Aim
Leave the pictures out and retype the lines from the beginning through the line with "x_tick_labels = ['-0.2', '0', '0.2', '0.4', '0.6', '0.8', '1']", both ends included.

Data excerpt
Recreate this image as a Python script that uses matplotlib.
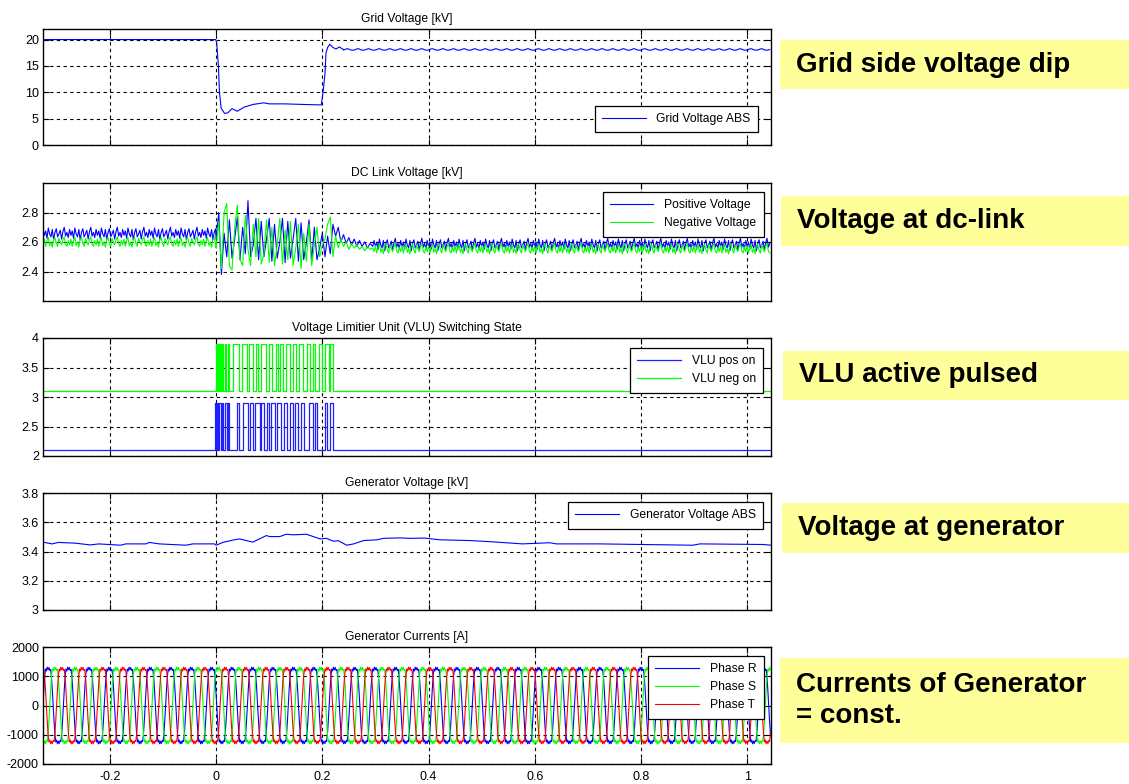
import numpy as np
import matplotlib
matplotlib.use('Agg')
import matplotlib.pyplot as plt
from matplotlib.patches import Rectangle

plt.rcParams['font.family'] = ['Liberation Sans', 'DejaVu Sans']
plt.rcParams['axes.unicode_minus'] = False

T_START, T_END = -0.326, 1.045

x_ticks = [-0.2, 0, 0.2, 0.4, 0.6, 0.8, 1.0]
x_tick_labels = ['-0.2', '0', '0.2', '0.4', '0.6', '0.8', '1']

# ---- Grid voltage [kV] ----
grid_t = [T_START, -0.001, 0.001, 0.0044, 0.0063, 0.0095, 0.0158, 0.022, 0.030,
          0.040, 0.053, 0.070, 0.090, 0.100, 0.130, 0.160, 0.198, 0.200, 0.2025,
          0.205, 0.207, 0.210, 0.214, 0.220, 0.226, 0.232, 0.240]
grid_v = [20.0, 20.0, 19.5, 15.0, 10.0, 7.0, 6.0, 6.1, 6.9,
          6.4, 7.2, 7.7, 8.0, 7.8, 7.8, 7.7, 7.6, 9.0, 11.0,
          13.5, 17.5, 18.5, 19.1, 18.5, 18.2, 18.6, 18.1]
grid_ripple = [18.02, 18.10, 18.22, 18.26, 18.18, 18.06, 18.00, 17.98]
GRID_DT = 0.0025

# ---- DC link voltage [kV] ----
DC_DT = 0.0025
dc_pre_pos, dc_pre_neg = 2.655, 2.600
dc_post_pos, dc_post_neg = 2.580, 2.555
pos_ripple = [0.03, -0.01, 0.02, -0.03, 0.04, 0.00, -0.02, 0.03, -0.04, 0.01,
              0.035, -0.02, 0.00, 0.025, -0.035, 0.015, 0.045, -0.015, 0.01, -0.025]
neg_ripple = [-0.02, 0.02, -0.03, 0.01, 0.03, -0.025, 0.00, -0.035, 0.02, 0.03,
              -0.01, -0.03, 0.025, 0.00, -0.02, 0.015, 0.035, -0.015, -0.03, 0.01]
DC_TR_DT = 0.005
dc_tr_pos = [2.62, 2.80, 2.38, 2.66, 2.50, 2.75, 2.49, 2.62, 2.77, 2.48,
             2.70, 2.52, 2.88, 2.50, 2.58, 2.76, 2.48, 2.74, 2.50, 2.62,
             2.76, 2.47, 2.72, 2.49, 2.60, 2.76, 2.46, 2.74, 2.49, 2.62,
             2.76, 2.47, 2.73, 2.48, 2.60, 2.75, 2.47, 2.70, 2.48, 2.56,
             2.66, 2.50, 2.64, 2.52, 2.72, 2.64, 2.70, 2.60, 2.65, 2.59,
             2.63, 2.58, 2.62, 2.57, 2.61, 2.57, 2.60, 2.56, 2.59, 2.57]
dc_tr_neg = [2.56, 2.74, 2.42, 2.80, 2.86, 2.44, 2.41, 2.70, 2.85, 2.48,
             2.44, 2.78, 2.55, 2.44, 2.72, 2.50, 2.76, 2.45, 2.52, 2.75,
             2.46, 2.70, 2.44, 2.58, 2.76, 2.45, 2.68, 2.48, 2.74, 2.44,
             2.56, 2.72, 2.42, 2.66, 2.47, 2.72, 2.44, 2.58, 2.70, 2.50,
             2.58, 2.62, 2.72, 2.77, 2.50, 2.64, 2.56, 2.62, 2.57, 2.60,
             2.55, 2.59, 2.56, 2.58, 2.55, 2.57, 2.54, 2.57, 2.55, 2.56]

# ---- VLU switching state: (on, off) times of each pulse ----
vlu_pos_low, vlu_pos_high = 2.1, 2.9
vlu_neg_low, vlu_neg_high = 3.1, 3.9
vlu_pos_pulses = [(-0.0025, 0.0), (0.0019, 0.0038), (0.0063, 0.0088), (0.0107, 0.0139),
                  (0.0164, 0.0196), (0.0221, 0.0252), (0.039, 0.044), (0.050, 0.060),
                  (0.064, 0.069), (0.074, 0.082), (0.085, 0.090), (0.095, 0.100),
                  (0.104, 0.110), (0.115, 0.122), (0.128, 0.134), (0.139, 0.144),
                  (0.148, 0.155), (0.160, 0.166), (0.175, 0.182), (0.186, 0.190),
                  (0.205, 0.209), (0.2145, 0.220)]
vlu_neg_pulses = [(0.0, 0.0025), (0.0044, 0.0063), (0.0076, 0.0101), (0.0114, 0.0139),
                  (0.0164, 0.0189), (0.0215, 0.0252), (0.0315, 0.0429), (0.0492, 0.058),
                  (0.0618, 0.0694), (0.0744, 0.0789), (0.0852, 0.0934), (0.0997, 0.106),
                  (0.1123, 0.1167), (0.1211, 0.1262), (0.1312, 0.1388), (0.1451, 0.1514),
                  (0.1565, 0.164), (0.1703, 0.1767), (0.1817, 0.1861), (0.1943, 0.1994),
                  (0.2057, 0.212), (0.2145, 0.2208)]

# ---- Generator voltage [kV] ----
gen_t = [T_START, -0.309, -0.297, -0.265, -0.237, -0.221, -0.180, -0.170, -0.132,
         -0.126, -0.107, -0.057, -0.044, -0.003, 0.0, 0.0126, 0.0315, 0.044, 0.069,
         0.0946, 0.101, 0.120, 0.132, 0.145, 0.170, 0.183, 0.196, 0.208, 0.221,
         0.230, 0.246, 0.259, 0.278, 0.303, 0.315, 0.347, 0.364, 0.392, 0.421,
         0.477, 0.521, 0.577, 0.628, 0.641, 0.723, 0.898, 0.911, 1.030, T_END]
gen_v = [3.464, 3.452, 3.462, 3.457, 3.445, 3.452, 3.443, 3.452, 3.452,
         3.462, 3.452, 3.443, 3.452, 3.452, 3.443, 3.462, 3.478, 3.486, 3.464,
         3.509, 3.502, 3.502, 3.518, 3.514, 3.518, 3.502, 3.486, 3.490, 3.470,
         3.474, 3.443, 3.452, 3.475, 3.480, 3.490, 3.493, 3.490, 3.492, 3.480,
         3.475, 3.466, 3.452, 3.460, 3.452, 3.452, 3.443, 3.452, 3.448, 3.443]

# ---- Generator currents [A]: one period of phase R, sampled ----
CUR_PERIOD = 0.0385
cur_half = [50, 550, 1000, 1250, 1180, 1310, 1220, 1300, 1200, 1230, 950, 500]
cur_cycle = cur_half + [-v for v in cur_half]
phase_shift = {'Phase R': 0, 'Phase S': 8, 'Phase T': 16}
phase_color = {'Phase R': '#0000ff', 'Phase S': '#00ff00', 'Phase T': '#ff0000'}

# ---- annotation boxes (pixel rows in the 1129x784 picture) ----
notes = ['Grid side voltage dip', 'Voltage at dc-link', 'VLU active pulsed',
         'Voltage at generator', 'Currents of Generator\n= const.']
note_boxes = [(780, 40, 89), (781, 196, 246), (783, 351, 400), (782, 503, 553), (780, 658, 743)]

titles = ['Grid Voltage [kV]', 'DC Link Voltage [kV]',
          'Voltage Limitier Unit (VLU) Switching State', 'Generator Voltage [kV]',
          'Generator Currents [A]']
panel_px = [(29, 145), (183, 301), (338, 456), (493, 610), (647, 764)]


def tiled(start, stop, dt, pattern, offset=0.0):
    t = np.arange(start, stop, dt)
    return t, offset + np.resize(np.array(pattern, dtype=float), len(t))


def pulse_line(pulses, low, high):
    xs, ys = [T_START], [low]
    for on, off in pulses:
        xs += [on, on, off, off]
        ys += [low, high, high, low]
    xs.append(T_END)
    ys.append(low)
    return xs, ys


W, H = 1129, 784
fig = plt.figure(figsize=(W / 100, H / 100), dpi=100)
axes = []
for (top, bot), title in zip(panel_px, titles):
    ax = fig.add_axes([43 / W, 1 - bot / H, 728 / W, (bot - top) / H])
    ax.set_title(title, fontsize=8.7, pad=5)
    ax.set_xlim(T_START, T_END)
    ax.set_xticks(x_ticks)
    ax.set_xticklabels([])
    ax.grid(True, color='black', linestyle=(0, (3, 3)), linewidth=0.8)
    ax.tick_params(direction='in', top=True, right=True, length=4, width=0.8,
                   labelsize=9, pad=3)
    ax.tick_params(axis='x', pad=5)
    for s in ax.spines.values():
        s.set_linewidth(1.0)
    axes.append(ax)

leg_kw = dict(fontsize=8.7, fancybox=False, edgecolor='black', framealpha=1,
              handlelength=3.6, handletextpad=0.9, borderpad=0.6, labelspacing=0.5,
              borderaxespad=0)

# panel 1
ax = axes[0]
ax.plot(grid_t, grid_v, color='#0000ff', lw=0.8, label='Grid Voltage ABS')
t_r, v_r = tiled(grid_t[-1], T_END, GRID_DT, grid_ripple)
ax.plot(t_r, v_r, color='#0000ff', lw=0.8)
ax.set_ylim(0, 22)
ax.set_yticks([0, 5, 10, 15, 20])
ax.legend(loc='lower right', bbox_to_anchor=(0.982, 0.112), **leg_kw).get_frame().set_linewidth(0.9)

# panel 2
ax = axes[1]
t_pre, pos_pre = tiled(T_START, 0.0, DC_DT, pos_ripple, dc_pre_pos)
_, neg_pre = tiled(T_START, 0.0, DC_DT, neg_ripple, dc_pre_neg)
t_tr = DC_TR_DT * np.arange(len(dc_tr_pos))
t_post, pos_post = tiled(t_tr[-1] + DC_DT, T_END, DC_DT, pos_ripple, dc_post_pos)
_, neg_post = tiled(t_tr[-1] + DC_DT, T_END, DC_DT, neg_ripple, dc_post_neg)
t_dc = np.concatenate([t_pre, t_tr, t_post])
ax.plot(t_dc, np.concatenate([pos_pre, dc_tr_pos, pos_post]), color='#0000ff', lw=0.8,
        label='Positive Voltage')
ax.plot(t_dc, np.concatenate([neg_pre, dc_tr_neg, neg_post]), color='#00ff00', lw=0.8,
        label='Negative Voltage')
ax.set_ylim(2.2, 3.0)
ax.set_yticks([2.4, 2.6, 2.8])
ax.set_yticklabels(['2.4', '2.6', '2.8'])
ax.legend(loc='upper right', bbox_to_anchor=(0.990, 0.924), **leg_kw).get_frame().set_linewidth(0.9)

# panel 3
ax = axes[2]
xs, ys = pulse_line(vlu_pos_pulses, vlu_pos_low, vlu_pos_high)
ax.plot(xs, ys, color='#2020ff', lw=0.9, label='VLU pos on')
xs, ys = pulse_line(vlu_neg_pulses, vlu_neg_low, vlu_neg_high)
ax.plot(xs, ys, color='#00ff00', lw=0.9, label='VLU neg on')
ax.set_ylim(2, 4)
ax.set_yticks([2, 2.5, 3, 3.5, 4])
ax.set_yticklabels(['2', '2.5', '3', '3.5', '4'])
ax.legend(loc='upper right', bbox_to_anchor=(0.989, 0.915), **leg_kw).get_frame().set_linewidth(0.9)

# panel 4
ax = axes[3]
ax.plot(gen_t, gen_v, color='#0000ff', lw=0.8, label='Generator Voltage ABS')
ax.set_ylim(3.0, 3.8)
ax.set_yticks([3.0, 3.2, 3.4, 3.6, 3.8])
ax.set_yticklabels(['3', '3.2', '3.4', '3.6', '3.8'])
ax.legend(loc='upper right', bbox_to_anchor=(0.989, 0.923), **leg_kw).get_frame().set_linewidth(0.9)

# panel 5
ax = axes[4]
cur_dt = CUR_PERIOD / len(cur_cycle)
t_cur = np.arange(T_START, T_END, cur_dt)
for name, shift in phase_shift.items():
    wave = np.resize(np.roll(cur_cycle, shift), len(t_cur))
    ax.plot(t_cur, wave, color=phase_color[name], lw=0.8, label=name)
ax.set_ylim(-2000, 2000)
ax.set_yticks([-2000, -1000, 0, 1000, 2000])
ax.set_xticklabels(x_tick_labels)
ax.legend(loc='upper right', bbox_to_anchor=(0.990, 0.923), **leg_kw).get_frame().set_linewidth(0.9)

# annotation boxes
for text, (x0, y0, y1) in zip(notes, note_boxes):
    fig.patches.append(Rectangle((x0 / W, 1 - y1 / H), (W - x0) / W, (y1 - y0) / H,
                                 transform=fig.transFigure, facecolor='#ffff99',
                                 edgecolor='none', zorder=0))
    fig.text((x0 + 16) / W, 1 - (y0 + y1) / 2 / H, text, fontsize=20, fontweight='bold',
             va='center', ha='left', linespacing=1.25)

fig.savefig('out.png', dpi=100)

Exercise response
Recreate this image as a Python script that uses matplotlib.
import numpy as np
import matplotlib
matplotlib.use('Agg')
import matplotlib.pyplot as plt
from matplotlib.patches import Rectangle

plt.rcParams['font.family'] = ['Liberation Sans', 'DejaVu Sans']
plt.rcParams['axes.unicode_minus'] = False

T_START, T_END = -0.326, 1.045

x_ticks = [-0.2, 0, 0.2, 0.4, 0.6, 0.8, 1.0]
x_tick_labels = ['-0.2', '0', '0.2', '0.4', '0.6', '0.8', '1']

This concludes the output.